A TPDO is not a placeholder for money you hope will exist later
The Court emphasised orthodox TPDO principles: you can only obtain what the debtor could immediately and effectually sue for, and a judgment creditor cannot use the TPDO procedure to put itself in a better position than the debtor. If the pension provider is holding an invested fund and no sum is currently payable under the pension scheme provisions, there may be no “debt due or accruing due” at all, and a final TPDO cannot be made.
This is the practical point that matters: you cannot obtain a TPDO against a pension valuation: you can only intercept a debt.
Treat section 37 as the primary order; TPDO comes later (if at all)
The most valuable guidance in Zubarev is procedural. The judge declined to extend CPR 72 to permit interim TPDOs where no debt existed when the interim order was made. Instead, the court characterised the section 37 order as, in reality, the primary relief. The creditor should apply under section 37 first to compel the necessary instructions to draw down the benefits within the rules of the pension arrangement; and if, and only if, a debt is thereby crystallised, the creditor should then seek a TPDO (assuming such an order is necessary: hopefully by then, the debtor will have seen the writing on the wall).
The judgment even points towards a more efficient practice in this respect: seek section 37 relief on an interim basis that invites the provider to exercise its powers (or show cause why fiduciary or practical constraints prevent compliance), rather than trying to bolt a TPDO onto the same hearing as if it were a procedural formality.
The steps a creditor should take
From these cases come the following steps that a judgment creditor should take when seeking to enforce against pension assets:
- Identify the pension type early. A “pension” is not an asset class; it is a fork in the road. If the pension rights are under an occupational pension scheme, Manolete shuts down forced drawdown as a route to execution. By contrast, if the rights are under a personal pension scheme, Zubarev keeps the door open.
2. Match the procedure to the reality. If there is no presently payable debt, lead with section 37, not CPR 72.
3. Expect to expend time and effort. Zubarev shows how messy the mechanics of enforcement can be: if the pension assets are held under trust, there may be fiduciary considerations preventing the trustee provider from disinvesting the pension funds for the benefit of the judgment creditor; and termination and tax deductions may need to occur before any net sum is realised. Those details may decide whether and when a “debt” exists for TPDO purposes and what the final sum available for enforcement will be.
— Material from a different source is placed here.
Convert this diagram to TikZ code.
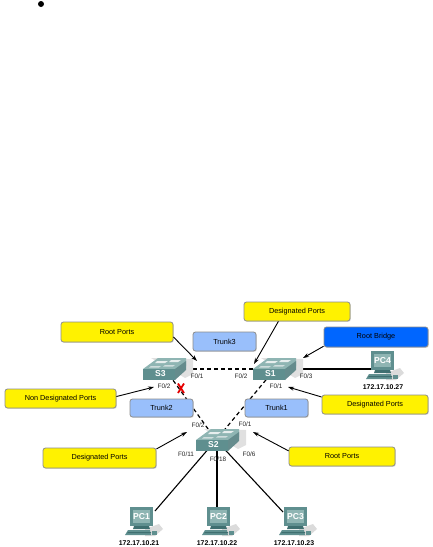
\documentclass[tikz,border=0pt]{standalone}
\usepackage{fontspec}
\setmainfont{Liberation Sans}
\usetikzlibrary{calc,arrows.meta,shadows}
\definecolor{teal1}{HTML}{5F8F8F}
\definecolor{teal2}{HTML}{8FB5B3}
\definecolor{teal3}{HTML}{3F6F70}
\definecolor{tk}{HTML}{99BFFB}
\definecolor{rbb}{HTML}{0066FF}
\tikzset{
  lab/.style={draw=black!45,line width=.8pt,rounded corners=2.5pt,inner sep=0pt,font=\fontsize{7.3}{8}\selectfont,text=black,
     drop shadow={shadow xshift=.8pt,shadow yshift=-.8pt,fill=black!25,opacity=.6}},
  yel/.style={lab,fill=yellow},
  blu/.style={lab,fill=rbb},
  trk/.style={lab,fill=tk},
  port/.style={font=\fontsize{6.4}{7}\selectfont,inner sep=0pt,text=black!85},
  ip/.style={font=\bfseries\fontsize{6.9}{8}\selectfont,inner sep=0pt},
  dev/.style={inner sep=0pt,minimum width=#1,minimum height=20pt},
  ptr/.style={-{Stealth[length=6pt,width=4pt]},line width=.9pt},
  dsh/.style={line width=1.2pt,dash pattern=on 4pt off 3pt},
  sol/.style={line width=1.1pt},
}
\newcommand{\swt}[4]{% name x y label
  \begin{scope}[shift={(#2,#3)}]
    \fill[black!12] (-14,-12) -- (28,-11) -- (28,4) -- (20,8) -- cycle;
    \fill[teal2] (-22,-1) -- (-7,-12) -- (21,-12) -- (21,-4) -- (10,4) -- (-22,4) -- cycle;
    \fill[teal3!80] (10,-1) -- (21,-9) -- (21,0) -- (10,10) -- cycle;
    \fill[teal1] (-22,-1) -- (10,-1) -- (10,10) -- (-22,10) -- cycle;
    \fill[white!85!teal1] (-8,-9) -- (3,-9) -- (0,-7) -- (-10,-7) -- cycle;
    \fill[white!85!teal1] (6,-10) -- (16,-10) -- (13,-8) -- (4,-8) -- cycle;
    \fill[white!70!teal1] (-14,-4) -- (-4,-4) -- (-6,-2.5) -- (-16,-2.5) -- cycle;
    \fill[white!70!teal1] (0,-5) -- (10,-5) -- (8,-3.5) -- (-2,-3.5) -- cycle;
    \node[dev=44pt,font=\bfseries\fontsize{8}{9}\selectfont,text=white] (#1) at (0,0) {};
    \node[font=\bfseries\fontsize{8.6}{9}\selectfont,text=white,inner sep=0pt] (#1t) at (-4.5,3.5) {#4};
  \end{scope}}
\newcommand{\pcn}[4]{% name x y label
  \begin{scope}[shift={(#2,#3)}]
    \fill[black!14] (4,8) -- (18,3) -- (22,8) -- (14,15) -- (4,15) -- cycle;
    \node[dev=32pt,minimum height=29pt] (#1) at (0,0) {};
    \fill[teal1] (-11,-14) -- (12,-14) -- (12,5) -- (-11,5) -- cycle;
    \fill[teal2] (-8,-11) -- (9,-11) -- (9,2) -- (-8,2) -- cycle;
    \fill[teal3] (-7,5) -- (8,5) -- (9,8) -- (-8,8) -- cycle;
    \fill[teal1] (-13,9) -- (9,9) -- (10,14) -- (-16,14) -- cycle;
    \fill[teal3] (-13,11) -- (10,11) -- (10,12) -- (-14,12) -- cycle;
    \fill[teal1] (11,10) -- (16,10) -- (16,14) -- (11,14) -- cycle;
    \node[font=\bfseries\fontsize{8.6}{9}\selectfont,text=white,inner sep=0pt] (#1t) at (.5,-4.5) {#4};
  \end{scope}}
\begin{document}
\begin{tikzpicture}[x=1pt,y=-1pt]
\useasboundingbox (0,0) rectangle (432,547);
\fill[black] (41,4) circle (3);
% free ends
\coordinate (a1) at (197,361);
\coordinate (a2) at (154,387);
\coordinate (a3) at (254,364);
\coordinate (a4) at (303,358);
\coordinate (a5) at (288,387);
\coordinate (a6) at (187,432);
\coordinate (a7) at (253,432);
% anchors for devices (connectors drawn first, devices on top)
\coordinate (s3c) at (165,369);
\coordinate (s1c) at (275,369);
\coordinate (s2c) at (216,440);
\coordinate (p1c) at (155,511);
\coordinate (p2c) at (217,510);
\coordinate (p3c) at (283,512);
\coordinate (p4c) at (380,369);
% connectors
\draw[dsh] (s3c) -- (s1c);
\draw[dsh] (s3c) -- (s2c);
\draw[dsh] (s1c) -- (s2c);
\draw[sol] (s1c) -- (p4c);
\draw[sol] (s2c) -- (p1c);
\draw[sol] (s2c -| p2c) -- (p2c);
\draw[sol] (s2c) -- (p3c);
% devices
\swt{s3}{165}{370}{S3}
\swt{s1}{275}{370}{S1}
\swt{s2}{218}{441}{S2}
\pcn{pc1}{141}{521}{PC1}
\pcn{pc2}{218}{521}{PC2}
\pcn{pc3}{295}{521}{PC3}
\pcn{pc4}{382}{365}{PC4}
% labels
\node[yel,minimum width=112pt,minimum height=20pt] (rp1) at (117,332) {Root Ports};
\node[yel,minimum width=111pt,minimum height=19pt] (nd) at (60.5,398.5) {Non Designated Ports};
\node[yel,minimum width=106pt,minimum height=19pt] (dp1) at (297,311.5) {Designated Ports};
\node[blu,minimum width=104pt,minimum height=20pt] (rb) at (376,337) {Root Bridge};
\node[yel,minimum width=106pt,minimum height=19pt] (dp2) at (375,404.5) {Designated Ports};
\node[yel,minimum width=113pt,minimum height=20pt] (dp3) at (99.5,458) {Designated Ports};
\node[yel,minimum width=106pt,minimum height=19pt] (rp2) at (342,456.5) {Root Ports};
\node[trk,minimum width=63pt,minimum height=19pt] (t3) at (224.5,341.5) {Trunk3};
\node[trk,minimum width=63pt,minimum height=18pt] (t2) at (161.5,408) {Trunk2};
\node[trk,minimum width=63pt,minimum height=18pt] (t1) at (276.5,408) {Trunk1};
% arrows
\draw[ptr] (rp1.-5) -- (a1);
\draw[ptr] (nd.2) -- (a2);
\draw[ptr] (dp1.-152) -- (a3);
\draw[ptr] (rb.190) -- (a4);
\draw[ptr] (dp2.172) -- (a5);
\draw[ptr] (dp3.9) -- (a6);
\draw[ptr] (rp2.174) -- (a7);
% port labels
\node[port] (l1) at (197,376) {F0/1};
\node[port] (l2) at (164,386) {F0/2};
\node[port] (l3) at (241,376) {F0/2};
\node[port] (l4) at (306,376) {F0/3};
\node[port] (l5) at (276,386) {F0/1};
\node[port] (l6) at (198,425) {F0/2};
\node[port] (l7) at (245,424.5) {F0/1};
\node[port] (l8) at (186,454) {F0/11};
\node[port] (l9) at (218,459) {F0/18};
\node[port] (l10) at (249,454) {F0/6};
% addresses
\node[ip] (i4) at (383,387) {172.17.10.27};
\node[ip] (i1) at (139,543.5) {172.17.10.21};
\node[ip] (i2) at (217,543.5) {172.17.10.22};
\node[ip] (i3) at (294,543.5) {172.17.10.23};
% blocked port
\draw[red!90!black,line width=1.8pt] (178,383.5) -- (184,393) (184,383.5) -- (178,393);
\end{tikzpicture}
\end{document}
4. Do not be speculative. The CPR 72 language and the court’s approach in Zubarev are hostile to applications made in the hope that there may be a valuable pension somewhere amongst the debtor’s assets. If you cannot properly identify a debt due or accruing due, a TPDO is not the appropriate tool.
Conclusion
Pensions still sit alongside property as the judgment debtor’s ‘big ticket’ assets, but they now split into two different enforcement worlds. Manolete has largely shut the door on forcing drawdown from occupational schemes as a staging post for execution. Zubarev keeps the personal pension door open but insists on procedural honesty: turn rights into money first, then enforce against the money. If you try to enforce against mere pensions promise, you will end up only throwing good money after bad.